[START Exercise materials]
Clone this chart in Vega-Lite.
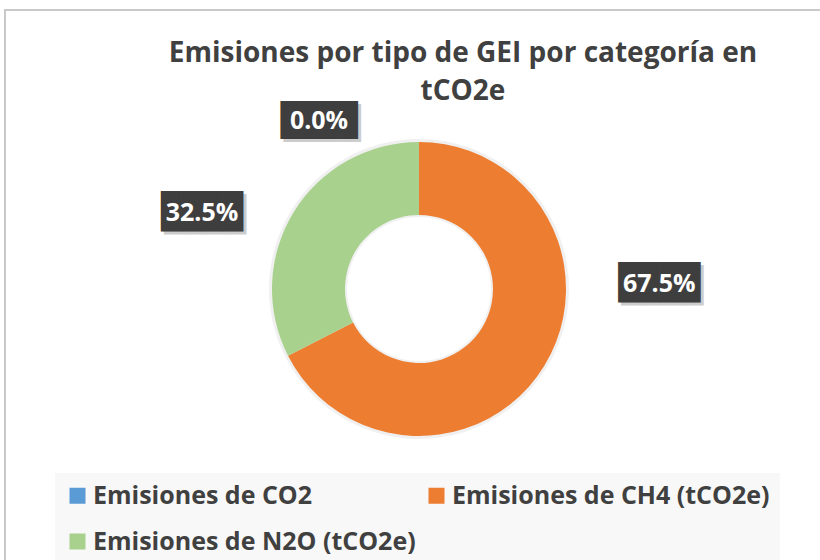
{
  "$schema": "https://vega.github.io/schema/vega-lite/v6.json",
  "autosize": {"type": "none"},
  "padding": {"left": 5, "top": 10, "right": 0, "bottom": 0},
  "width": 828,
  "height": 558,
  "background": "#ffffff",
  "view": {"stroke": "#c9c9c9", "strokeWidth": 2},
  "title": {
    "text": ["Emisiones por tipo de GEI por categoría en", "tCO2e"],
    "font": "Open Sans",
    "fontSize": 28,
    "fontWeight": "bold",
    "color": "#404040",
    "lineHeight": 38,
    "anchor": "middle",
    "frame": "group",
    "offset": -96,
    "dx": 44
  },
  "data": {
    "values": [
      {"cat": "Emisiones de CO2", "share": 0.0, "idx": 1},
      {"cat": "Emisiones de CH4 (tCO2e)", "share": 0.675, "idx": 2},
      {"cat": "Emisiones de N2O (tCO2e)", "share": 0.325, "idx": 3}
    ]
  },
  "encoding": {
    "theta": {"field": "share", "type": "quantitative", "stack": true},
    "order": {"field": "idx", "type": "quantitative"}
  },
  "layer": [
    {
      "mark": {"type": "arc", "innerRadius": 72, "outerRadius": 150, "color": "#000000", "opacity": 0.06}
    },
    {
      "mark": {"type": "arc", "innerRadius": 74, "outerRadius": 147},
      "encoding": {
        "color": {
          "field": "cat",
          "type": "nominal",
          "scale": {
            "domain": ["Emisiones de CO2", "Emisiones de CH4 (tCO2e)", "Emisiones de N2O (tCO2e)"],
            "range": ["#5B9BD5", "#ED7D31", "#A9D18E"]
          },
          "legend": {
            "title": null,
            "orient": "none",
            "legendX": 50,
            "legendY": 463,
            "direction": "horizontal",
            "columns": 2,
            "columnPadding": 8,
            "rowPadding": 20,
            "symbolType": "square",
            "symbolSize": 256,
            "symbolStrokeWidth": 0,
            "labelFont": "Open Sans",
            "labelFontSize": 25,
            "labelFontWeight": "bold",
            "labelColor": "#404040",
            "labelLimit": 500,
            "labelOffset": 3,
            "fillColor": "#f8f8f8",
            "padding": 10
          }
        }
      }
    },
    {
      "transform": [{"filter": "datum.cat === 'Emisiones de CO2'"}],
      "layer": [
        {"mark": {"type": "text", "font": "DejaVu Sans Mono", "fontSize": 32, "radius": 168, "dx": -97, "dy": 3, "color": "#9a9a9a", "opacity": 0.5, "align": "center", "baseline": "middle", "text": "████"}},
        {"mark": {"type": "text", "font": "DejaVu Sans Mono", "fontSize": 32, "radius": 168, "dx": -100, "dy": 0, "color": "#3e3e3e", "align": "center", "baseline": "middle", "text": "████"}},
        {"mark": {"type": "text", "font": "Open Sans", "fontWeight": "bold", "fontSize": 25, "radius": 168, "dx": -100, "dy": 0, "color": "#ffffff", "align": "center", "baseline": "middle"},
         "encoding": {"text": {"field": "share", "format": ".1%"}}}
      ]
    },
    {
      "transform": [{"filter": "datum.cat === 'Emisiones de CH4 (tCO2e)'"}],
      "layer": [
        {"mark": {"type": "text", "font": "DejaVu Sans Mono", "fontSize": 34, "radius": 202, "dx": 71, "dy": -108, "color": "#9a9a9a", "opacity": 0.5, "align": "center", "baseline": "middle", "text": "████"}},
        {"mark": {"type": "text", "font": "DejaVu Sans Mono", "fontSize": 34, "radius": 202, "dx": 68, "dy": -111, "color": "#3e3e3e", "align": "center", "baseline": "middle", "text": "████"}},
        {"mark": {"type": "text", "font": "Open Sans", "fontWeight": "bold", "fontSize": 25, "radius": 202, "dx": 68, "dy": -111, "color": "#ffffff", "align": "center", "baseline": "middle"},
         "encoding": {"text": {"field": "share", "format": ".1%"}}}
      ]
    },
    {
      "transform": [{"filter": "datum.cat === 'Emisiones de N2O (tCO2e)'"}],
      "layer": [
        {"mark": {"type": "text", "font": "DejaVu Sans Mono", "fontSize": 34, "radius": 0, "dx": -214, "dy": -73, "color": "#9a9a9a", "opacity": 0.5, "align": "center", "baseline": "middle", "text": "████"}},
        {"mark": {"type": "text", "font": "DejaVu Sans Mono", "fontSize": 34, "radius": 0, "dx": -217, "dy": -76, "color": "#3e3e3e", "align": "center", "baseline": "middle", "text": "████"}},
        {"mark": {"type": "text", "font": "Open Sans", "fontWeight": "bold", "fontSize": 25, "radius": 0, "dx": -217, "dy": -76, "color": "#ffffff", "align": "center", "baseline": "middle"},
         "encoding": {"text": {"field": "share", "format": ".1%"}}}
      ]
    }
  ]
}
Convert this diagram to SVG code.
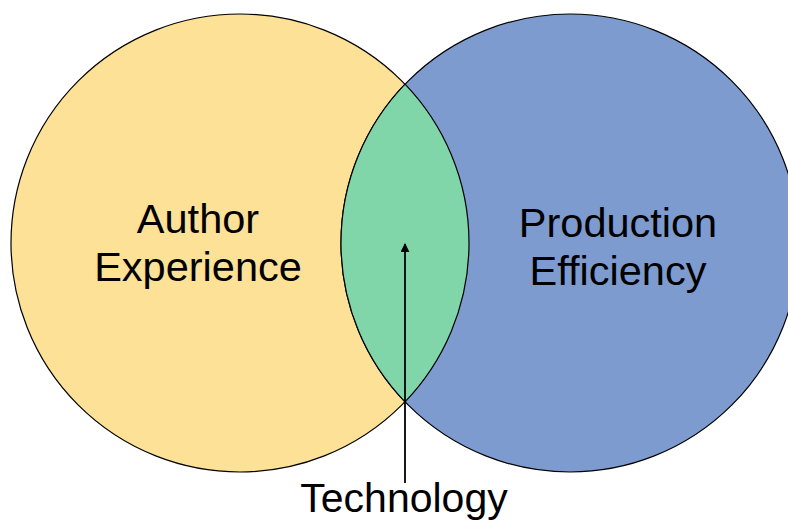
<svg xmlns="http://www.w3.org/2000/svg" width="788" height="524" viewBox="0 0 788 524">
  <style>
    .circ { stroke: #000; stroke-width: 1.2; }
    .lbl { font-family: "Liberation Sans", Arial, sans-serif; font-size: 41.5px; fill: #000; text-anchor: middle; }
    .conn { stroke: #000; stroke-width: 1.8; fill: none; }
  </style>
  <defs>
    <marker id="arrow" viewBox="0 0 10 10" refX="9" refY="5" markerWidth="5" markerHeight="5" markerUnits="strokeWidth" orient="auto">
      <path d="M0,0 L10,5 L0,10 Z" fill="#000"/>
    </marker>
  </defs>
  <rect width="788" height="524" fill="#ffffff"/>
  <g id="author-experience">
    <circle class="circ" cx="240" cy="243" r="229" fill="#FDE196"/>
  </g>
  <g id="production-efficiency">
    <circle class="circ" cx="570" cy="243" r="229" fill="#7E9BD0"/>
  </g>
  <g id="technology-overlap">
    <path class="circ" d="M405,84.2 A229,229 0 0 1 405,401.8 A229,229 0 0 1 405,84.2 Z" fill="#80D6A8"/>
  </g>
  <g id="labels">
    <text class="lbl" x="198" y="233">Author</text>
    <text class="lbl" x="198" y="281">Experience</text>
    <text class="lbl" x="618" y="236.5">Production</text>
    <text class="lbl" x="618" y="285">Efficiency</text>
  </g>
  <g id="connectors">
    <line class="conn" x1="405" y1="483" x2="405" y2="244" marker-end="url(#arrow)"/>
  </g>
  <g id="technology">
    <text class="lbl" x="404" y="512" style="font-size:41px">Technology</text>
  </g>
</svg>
[END Exercise materials]
**The task**
Reproduce every line above as written, skipping pictures.

**Exercise answer**
Clone this chart in Vega-Lite.
{
  "$schema": "https://vega.github.io/schema/vega-lite/v6.json",
  "autosize": {"type": "none"},
  "padding": {"left": 5, "top": 10, "right": 0, "bottom": 0},
  "width": 828,
  "height": 558,
  "background": "#ffffff",
  "view": {"stroke": "#c9c9c9", "strokeWidth": 2},
  "title": {
    "text": ["Emisiones por tipo de GEI por categoría en", "tCO2e"],
    "font": "Open Sans",
    "fontSize": 28,
    "fontWeight": "bold",
    "color": "#404040",
    "lineHeight": 38,
    "anchor": "middle",
    "frame": "group",
    "offset": -96,
    "dx": 44
  },
  "data": {
    "values": [
      {"cat": "Emisiones de CO2", "share": 0.0, "idx": 1},
      {"cat": "Emisiones de CH4 (tCO2e)", "share": 0.675, "idx": 2},
      {"cat": "Emisiones de N2O (tCO2e)", "share": 0.325, "idx": 3}
    ]
  },
  "encoding": {
    "theta": {"field": "share", "type": "quantitative", "stack": true},
    "order": {"field": "idx", "type": "quantitative"}
  },
  "layer": [
    {
      "mark": {"type": "arc", "innerRadius": 72, "outerRadius": 150, "color": "#000000", "opacity": 0.06}
    },
    {
      "mark": {"type": "arc", "innerRadius": 74, "outerRadius": 147},
      "encoding": {
        "color": {
          "field": "cat",
          "type": "nominal",
          "scale": {
            "domain": ["Emisiones de CO2", "Emisiones de CH4 (tCO2e)", "Emisiones de N2O (tCO2e)"],
            "range": ["#5B9BD5", "#ED7D31", "#A9D18E"]
          },
          "legend": {
            "title": null,
            "orient": "none",
            "legendX": 50,
            "legendY": 463,
            "direction": "horizontal",
            "columns": 2,
            "columnPadding": 8,
            "rowPadding": 20,
            "symbolType": "square",
            "symbolSize": 256,
            "symbolStrokeWidth": 0,
            "labelFont": "Open Sans",
            "labelFontSize": 25,
            "labelFontWeight": "bold",
            "labelColor": "#404040",
            "labelLimit": 500,
            "labelOffset": 3,
            "fillColor": "#f8f8f8",
            "padding": 10
          }
        }
      }
    },
    {
      "transform": [{"filter": "datum.cat === 'Emisiones de CO2'"}],
      "layer": [
        {"mark": {"type": "text", "font": "DejaVu Sans Mono", "fontSize": 32, "radius": 168, "dx": -97, "dy": 3, "color": "#9a9a9a", "opacity": 0.5, "align": "center", "baseline": "middle", "text": "████"}},
        {"mark": {"type": "text", "font": "DejaVu Sans Mono", "fontSize": 32, "radius": 168, "dx": -100, "dy": 0, "color": "#3e3e3e", "align": "center", "baseline": "middle", "text": "████"}},
        {"mark": {"type": "text", "font": "Open Sans", "fontWeight": "bold", "fontSize": 25, "radius": 168, "dx": -100, "dy": 0, "color": "#ffffff", "align": "center", "baseline": "middle"},
         "encoding": {"text": {"field": "share", "format": ".1%"}}}
      ]
    },
    {
      "transform": [{"filter": "datum.cat === 'Emisiones de CH4 (tCO2e)'"}],
      "layer": [
        {"mark": {"type": "text", "font": "DejaVu Sans Mono", "fontSize": 34, "radius": 202, "dx": 71, "dy": -108, "color": "#9a9a9a", "opacity": 0.5, "align": "center", "baseline": "middle", "text": "████"}},
        {"mark": {"type": "text", "font": "DejaVu Sans Mono", "fontSize": 34, "radius": 202, "dx": 68, "dy": -111, "color": "#3e3e3e", "align": "center", "baseline": "middle", "text": "████"}},
        {"mark": {"type": "text", "font": "Open Sans", "fontWeight": "bold", "fontSize": 25, "radius": 202, "dx": 68, "dy": -111, "color": "#ffffff", "align": "center", "baseline": "middle"},
         "encoding": {"text": {"field": "share", "format": ".1%"}}}
      ]
    },
    {
      "transform": [{"filter": "datum.cat === 'Emisiones de N2O (tCO2e)'"}],
      "layer": [
        {"mark": {"type": "text", "font": "DejaVu Sans Mono", "fontSize": 34, "radius": 0, "dx": -214, "dy": -73, "color": "#9a9a9a", "opacity": 0.5, "align": "center", "baseline": "middle", "text": "████"}},
        {"mark": {"type": "text", "font": "DejaVu Sans Mono", "fontSize": 34, "radius": 0, "dx": -217, "dy": -76, "color": "#3e3e3e", "align": "center", "baseline": "middle", "text": "████"}},
        {"mark": {"type": "text", "font": "Open Sans", "fontWeight": "bold", "fontSize": 25, "radius": 0, "dx": -217, "dy": -76, "color": "#ffffff", "align": "center", "baseline": "middle"},
         "encoding": {"text": {"field": "share", "format": ".1%"}}}
      ]
    }
  ]
}
Convert this diagram to SVG code.
<svg xmlns="http://www.w3.org/2000/svg" width="788" height="524" viewBox="0 0 788 524">
  <style>
    .circ { stroke: #000; stroke-width: 1.2; }
    .lbl { font-family: "Liberation Sans", Arial, sans-serif; font-size: 41.5px; fill: #000; text-anchor: middle; }
    .conn { stroke: #000; stroke-width: 1.8; fill: none; }
  </style>
  <defs>
    <marker id="arrow" viewBox="0 0 10 10" refX="9" refY="5" markerWidth="5" markerHeight="5" markerUnits="strokeWidth" orient="auto">
      <path d="M0,0 L10,5 L0,10 Z" fill="#000"/>
    </marker>
  </defs>
  <rect width="788" height="524" fill="#ffffff"/>
  <g id="author-experience">
    <circle class="circ" cx="240" cy="243" r="229" fill="#FDE196"/>
  </g>
  <g id="production-efficiency">
    <circle class="circ" cx="570" cy="243" r="229" fill="#7E9BD0"/>
  </g>
  <g id="technology-overlap">
    <path class="circ" d="M405,84.2 A229,229 0 0 1 405,401.8 A229,229 0 0 1 405,84.2 Z" fill="#80D6A8"/>
  </g>
  <g id="labels">
    <text class="lbl" x="198" y="233">Author</text>
    <text class="lbl" x="198" y="281">Experience</text>
    <text class="lbl" x="618" y="236.5">Production</text>
    <text class="lbl" x="618" y="285">Efficiency</text>
  </g>
  <g id="connectors">
    <line class="conn" x1="405" y1="483" x2="405" y2="244" marker-end="url(#arrow)"/>
  </g>
  <g id="technology">
    <text class="lbl" x="404" y="512" style="font-size:41px">Technology</text>
  </g>
</svg>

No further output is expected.